Se há alguma coisa de “novo” no terceiro capitulo é o regresso à exploração dos maneirismos House no tratamento da Soul, do Electro-funk, do Hip-hop; tendo sido descartados o Disco e o Boogie para evitar possíveis embaraços estilísticos. De qualquer forma, Etienne De Crecy volta a ter um definido sentido estético. Sem que o afirme impudicamente, volta à zona de conforto.

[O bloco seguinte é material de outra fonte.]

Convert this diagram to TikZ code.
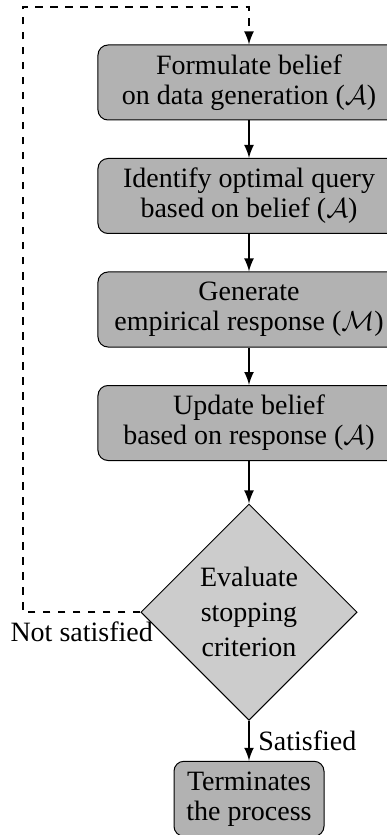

Dito isto, e objectivamente: uma vez mais a proficiência da produção compensa a falta de imaginação, ou a falta de ambição – os exactos problemas de Superdiscount 2. Oiça-se “Smile”, e como Etienne e Gopher se reúnem – tipo Domingo à tarde, sem nada mais de interessante a fazer, e enquanto bebem umas jolas – e brincam com os velhos brinquedos para recordar o tempo em que brincar era sério; ou como “Follow” ou “Love” – ironia das ironias – poderiam fazer parte do alinhamento de “Discovery” em 2001. O que solidifica este disco, em detrimento das inconsequências instrumentais, são as colaborações vocais. Uma novidade em relação aos capítulos anteriores. Pos & Dave dos De La Soul, Tom Burke dos Citizan, ou a iniciante Kilo Kish, e mais alguns nomes obscuros, complementam a aventura de Etienne. “You”, “WTF” e, em especial, “Family” – de longe o que melhor se extrai deste disco amorfo; um misterioso dueto entre “alguém” e um sósia de Barry White: atracção, sedução, amor, sexo.



PARTE 4: ECO NO ESPELHO

No fim, resta perguntar: o que é french touch, mesmo? Um toque de romantismo, hedonismo, delírio, ingenuidade. É tudo… e não é nada. Aconteceu a uma geração francesa suficientemente feliz para agarrar o que tinham à mão e manipular determinados maneirismos; ou seja: descontextualizar o Disco (na vertente de libertação da alma do corpo) e ao mesmo tempo revigorá-la pela House (como que o corpo a exigir o regresso da alma). E isto aconteceu porque o prazer da descoberta do passado os estimulou. A ingenuidade os incutiu para a reescrita. Nesta amálgama de diversão e estudo, a classe francesa de 90 marcou o seu tempo. Marcou o nosso tempo. E a história da música é feita destes andamentos, instantes antes das vaidades esterilizarem o espírito.

ADENDA



E tudo começou – mais ou menos – em 1993. Seis anos antes de Martin James, do agora extinto Melody Maker, baptizar o House francês (e quase tudo o que se fazia em terras gaulesas com timbres electrónicos retro) de french touch.